====== MATERIAL
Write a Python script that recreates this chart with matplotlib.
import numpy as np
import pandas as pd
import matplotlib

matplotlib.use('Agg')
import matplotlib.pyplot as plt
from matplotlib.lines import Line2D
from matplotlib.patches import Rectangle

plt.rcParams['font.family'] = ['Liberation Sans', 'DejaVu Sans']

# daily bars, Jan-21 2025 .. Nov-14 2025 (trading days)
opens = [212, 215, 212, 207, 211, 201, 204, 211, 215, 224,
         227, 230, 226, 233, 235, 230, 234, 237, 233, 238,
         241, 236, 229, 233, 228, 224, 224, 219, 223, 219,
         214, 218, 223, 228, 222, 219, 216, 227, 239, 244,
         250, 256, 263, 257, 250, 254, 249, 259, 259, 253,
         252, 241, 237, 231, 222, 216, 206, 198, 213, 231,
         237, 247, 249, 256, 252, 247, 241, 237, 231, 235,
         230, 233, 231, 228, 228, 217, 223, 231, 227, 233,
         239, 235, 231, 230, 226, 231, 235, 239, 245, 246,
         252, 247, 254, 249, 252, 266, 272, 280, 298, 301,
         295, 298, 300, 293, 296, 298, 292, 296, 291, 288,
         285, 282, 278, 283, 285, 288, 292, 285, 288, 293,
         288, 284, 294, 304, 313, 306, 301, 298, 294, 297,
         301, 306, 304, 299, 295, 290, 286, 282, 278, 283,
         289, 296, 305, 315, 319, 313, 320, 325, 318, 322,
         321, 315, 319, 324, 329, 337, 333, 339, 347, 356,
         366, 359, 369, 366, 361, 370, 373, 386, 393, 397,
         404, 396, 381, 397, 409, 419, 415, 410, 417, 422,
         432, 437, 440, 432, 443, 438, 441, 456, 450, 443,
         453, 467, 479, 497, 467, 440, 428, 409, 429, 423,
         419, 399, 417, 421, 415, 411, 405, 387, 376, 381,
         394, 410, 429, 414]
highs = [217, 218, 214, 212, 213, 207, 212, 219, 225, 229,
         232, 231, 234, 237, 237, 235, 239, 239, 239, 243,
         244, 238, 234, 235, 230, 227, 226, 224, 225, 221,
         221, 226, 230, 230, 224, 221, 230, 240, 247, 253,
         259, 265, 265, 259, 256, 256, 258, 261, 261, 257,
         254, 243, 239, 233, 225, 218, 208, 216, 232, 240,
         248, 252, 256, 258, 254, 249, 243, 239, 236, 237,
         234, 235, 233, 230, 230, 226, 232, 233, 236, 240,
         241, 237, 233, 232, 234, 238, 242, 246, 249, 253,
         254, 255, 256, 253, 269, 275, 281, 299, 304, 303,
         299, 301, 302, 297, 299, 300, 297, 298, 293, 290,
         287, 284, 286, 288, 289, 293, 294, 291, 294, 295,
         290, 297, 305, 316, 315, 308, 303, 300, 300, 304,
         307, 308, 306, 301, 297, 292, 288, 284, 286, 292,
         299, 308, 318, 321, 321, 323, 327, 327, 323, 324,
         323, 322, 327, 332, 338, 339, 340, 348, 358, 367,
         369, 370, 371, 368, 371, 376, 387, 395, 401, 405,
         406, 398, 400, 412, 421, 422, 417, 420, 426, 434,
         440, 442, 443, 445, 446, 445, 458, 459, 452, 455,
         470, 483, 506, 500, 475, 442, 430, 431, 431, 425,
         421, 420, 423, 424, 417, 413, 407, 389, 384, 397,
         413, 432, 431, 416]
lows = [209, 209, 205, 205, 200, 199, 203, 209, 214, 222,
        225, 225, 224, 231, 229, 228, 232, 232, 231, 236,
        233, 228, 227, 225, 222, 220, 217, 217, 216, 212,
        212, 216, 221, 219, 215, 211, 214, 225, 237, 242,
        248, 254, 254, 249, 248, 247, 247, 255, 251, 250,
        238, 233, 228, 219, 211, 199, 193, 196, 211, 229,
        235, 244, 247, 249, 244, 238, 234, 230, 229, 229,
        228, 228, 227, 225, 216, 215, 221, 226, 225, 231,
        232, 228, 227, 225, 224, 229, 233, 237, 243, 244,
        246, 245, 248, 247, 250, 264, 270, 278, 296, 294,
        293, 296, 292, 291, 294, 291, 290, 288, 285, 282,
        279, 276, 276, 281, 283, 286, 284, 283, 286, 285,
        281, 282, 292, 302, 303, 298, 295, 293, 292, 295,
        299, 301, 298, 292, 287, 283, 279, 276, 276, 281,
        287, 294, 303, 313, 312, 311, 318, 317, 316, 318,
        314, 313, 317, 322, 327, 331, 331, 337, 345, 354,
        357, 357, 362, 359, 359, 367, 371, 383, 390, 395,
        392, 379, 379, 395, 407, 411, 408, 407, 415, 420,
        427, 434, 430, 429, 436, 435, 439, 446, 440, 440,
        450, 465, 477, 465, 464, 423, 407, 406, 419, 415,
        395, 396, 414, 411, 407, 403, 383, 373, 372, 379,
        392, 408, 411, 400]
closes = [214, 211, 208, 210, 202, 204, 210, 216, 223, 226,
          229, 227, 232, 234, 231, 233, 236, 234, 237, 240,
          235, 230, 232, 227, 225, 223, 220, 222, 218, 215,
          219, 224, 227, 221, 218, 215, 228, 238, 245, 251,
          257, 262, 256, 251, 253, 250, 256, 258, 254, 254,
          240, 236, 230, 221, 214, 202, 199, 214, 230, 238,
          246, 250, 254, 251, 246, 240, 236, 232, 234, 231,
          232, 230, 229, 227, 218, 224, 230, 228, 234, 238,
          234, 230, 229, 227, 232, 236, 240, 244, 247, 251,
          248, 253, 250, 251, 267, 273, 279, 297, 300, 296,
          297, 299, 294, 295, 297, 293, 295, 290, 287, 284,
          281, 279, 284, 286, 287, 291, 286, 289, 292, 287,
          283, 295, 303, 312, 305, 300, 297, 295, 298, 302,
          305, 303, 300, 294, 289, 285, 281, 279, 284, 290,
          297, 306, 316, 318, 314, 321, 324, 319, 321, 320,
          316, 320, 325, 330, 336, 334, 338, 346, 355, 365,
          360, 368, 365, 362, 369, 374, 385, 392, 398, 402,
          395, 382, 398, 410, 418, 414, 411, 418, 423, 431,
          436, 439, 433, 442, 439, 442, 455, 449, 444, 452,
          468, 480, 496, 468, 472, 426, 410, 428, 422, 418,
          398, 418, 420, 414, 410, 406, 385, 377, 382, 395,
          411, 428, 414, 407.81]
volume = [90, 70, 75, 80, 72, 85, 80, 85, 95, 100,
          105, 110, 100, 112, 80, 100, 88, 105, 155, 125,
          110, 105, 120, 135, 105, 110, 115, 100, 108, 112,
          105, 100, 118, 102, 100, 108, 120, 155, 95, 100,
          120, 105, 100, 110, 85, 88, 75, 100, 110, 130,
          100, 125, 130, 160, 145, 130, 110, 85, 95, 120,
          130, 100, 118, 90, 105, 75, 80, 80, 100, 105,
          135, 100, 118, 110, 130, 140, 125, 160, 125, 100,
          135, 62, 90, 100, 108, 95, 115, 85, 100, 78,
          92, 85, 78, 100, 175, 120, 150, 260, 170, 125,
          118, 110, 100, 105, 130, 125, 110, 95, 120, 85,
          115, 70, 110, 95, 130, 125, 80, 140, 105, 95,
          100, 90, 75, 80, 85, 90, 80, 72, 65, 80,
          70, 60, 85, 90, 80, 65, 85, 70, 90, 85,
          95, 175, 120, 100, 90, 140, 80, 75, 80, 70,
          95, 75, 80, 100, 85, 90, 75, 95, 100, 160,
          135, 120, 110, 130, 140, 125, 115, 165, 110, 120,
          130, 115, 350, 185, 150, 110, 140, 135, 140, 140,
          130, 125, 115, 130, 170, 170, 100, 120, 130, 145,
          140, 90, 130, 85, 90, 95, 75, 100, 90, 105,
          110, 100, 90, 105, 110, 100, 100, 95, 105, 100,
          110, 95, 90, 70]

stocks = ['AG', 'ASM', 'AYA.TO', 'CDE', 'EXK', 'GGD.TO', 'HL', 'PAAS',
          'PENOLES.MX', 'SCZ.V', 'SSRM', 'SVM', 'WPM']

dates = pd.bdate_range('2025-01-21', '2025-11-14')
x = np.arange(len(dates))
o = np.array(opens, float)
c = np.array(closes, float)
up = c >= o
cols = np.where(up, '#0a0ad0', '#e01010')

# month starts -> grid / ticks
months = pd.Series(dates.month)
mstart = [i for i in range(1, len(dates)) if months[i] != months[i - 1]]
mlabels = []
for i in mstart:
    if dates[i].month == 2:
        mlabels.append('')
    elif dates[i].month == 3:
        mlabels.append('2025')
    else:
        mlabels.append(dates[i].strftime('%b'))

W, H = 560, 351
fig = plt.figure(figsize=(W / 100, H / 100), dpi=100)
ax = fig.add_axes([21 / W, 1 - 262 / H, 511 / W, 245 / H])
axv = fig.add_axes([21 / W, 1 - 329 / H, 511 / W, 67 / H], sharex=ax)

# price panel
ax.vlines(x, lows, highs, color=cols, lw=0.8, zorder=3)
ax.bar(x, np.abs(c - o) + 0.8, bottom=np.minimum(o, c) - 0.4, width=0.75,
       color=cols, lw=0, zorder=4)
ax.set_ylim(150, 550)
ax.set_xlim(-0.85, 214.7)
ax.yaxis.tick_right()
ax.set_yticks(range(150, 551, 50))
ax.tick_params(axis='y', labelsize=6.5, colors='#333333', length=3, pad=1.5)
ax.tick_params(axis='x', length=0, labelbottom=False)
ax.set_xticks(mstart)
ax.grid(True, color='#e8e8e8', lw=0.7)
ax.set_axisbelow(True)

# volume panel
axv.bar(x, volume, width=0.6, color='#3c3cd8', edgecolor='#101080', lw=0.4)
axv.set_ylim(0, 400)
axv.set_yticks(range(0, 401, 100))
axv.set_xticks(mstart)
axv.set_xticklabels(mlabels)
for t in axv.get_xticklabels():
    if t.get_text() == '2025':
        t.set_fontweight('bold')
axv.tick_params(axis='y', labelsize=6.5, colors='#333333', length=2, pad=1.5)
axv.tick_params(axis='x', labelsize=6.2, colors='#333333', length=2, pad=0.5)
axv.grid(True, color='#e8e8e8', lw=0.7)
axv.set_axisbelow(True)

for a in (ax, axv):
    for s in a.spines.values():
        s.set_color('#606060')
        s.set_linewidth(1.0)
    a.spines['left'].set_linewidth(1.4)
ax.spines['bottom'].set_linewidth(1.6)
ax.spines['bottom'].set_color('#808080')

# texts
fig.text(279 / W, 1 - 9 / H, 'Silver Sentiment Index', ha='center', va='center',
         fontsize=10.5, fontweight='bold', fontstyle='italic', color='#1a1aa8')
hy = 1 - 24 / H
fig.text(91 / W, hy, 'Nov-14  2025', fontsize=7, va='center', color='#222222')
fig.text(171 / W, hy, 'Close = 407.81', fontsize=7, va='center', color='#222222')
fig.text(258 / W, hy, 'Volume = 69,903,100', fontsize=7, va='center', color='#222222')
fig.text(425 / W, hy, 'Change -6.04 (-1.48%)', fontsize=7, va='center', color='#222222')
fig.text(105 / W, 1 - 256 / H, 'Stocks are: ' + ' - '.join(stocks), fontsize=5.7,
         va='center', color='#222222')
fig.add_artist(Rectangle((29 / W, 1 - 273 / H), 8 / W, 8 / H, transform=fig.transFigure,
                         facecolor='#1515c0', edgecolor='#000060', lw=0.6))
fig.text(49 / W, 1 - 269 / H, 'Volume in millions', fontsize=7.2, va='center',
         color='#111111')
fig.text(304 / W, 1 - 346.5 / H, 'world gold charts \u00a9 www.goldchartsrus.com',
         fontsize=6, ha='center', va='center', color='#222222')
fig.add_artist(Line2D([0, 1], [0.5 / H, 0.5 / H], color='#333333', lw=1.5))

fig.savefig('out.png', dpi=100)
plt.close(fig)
============
TASK TO COMPLETE –
Reprint the data above from the opening line to the line holding "plt.rcParams['font.family'] = ['Liberation", inclusive, and nothing else.

RESULT OF THE EXERCISE –
Write a Python script that recreates this chart with matplotlib.
import numpy as np
import pandas as pd
import matplotlib

matplotlib.use('Agg')
import matplotlib.pyplot as plt
from matplotlib.lines import Line2D
from matplotlib.patches import Rectangle

plt.rcParams['font.family'] = ['Liberation Sans', 'DejaVu Sans']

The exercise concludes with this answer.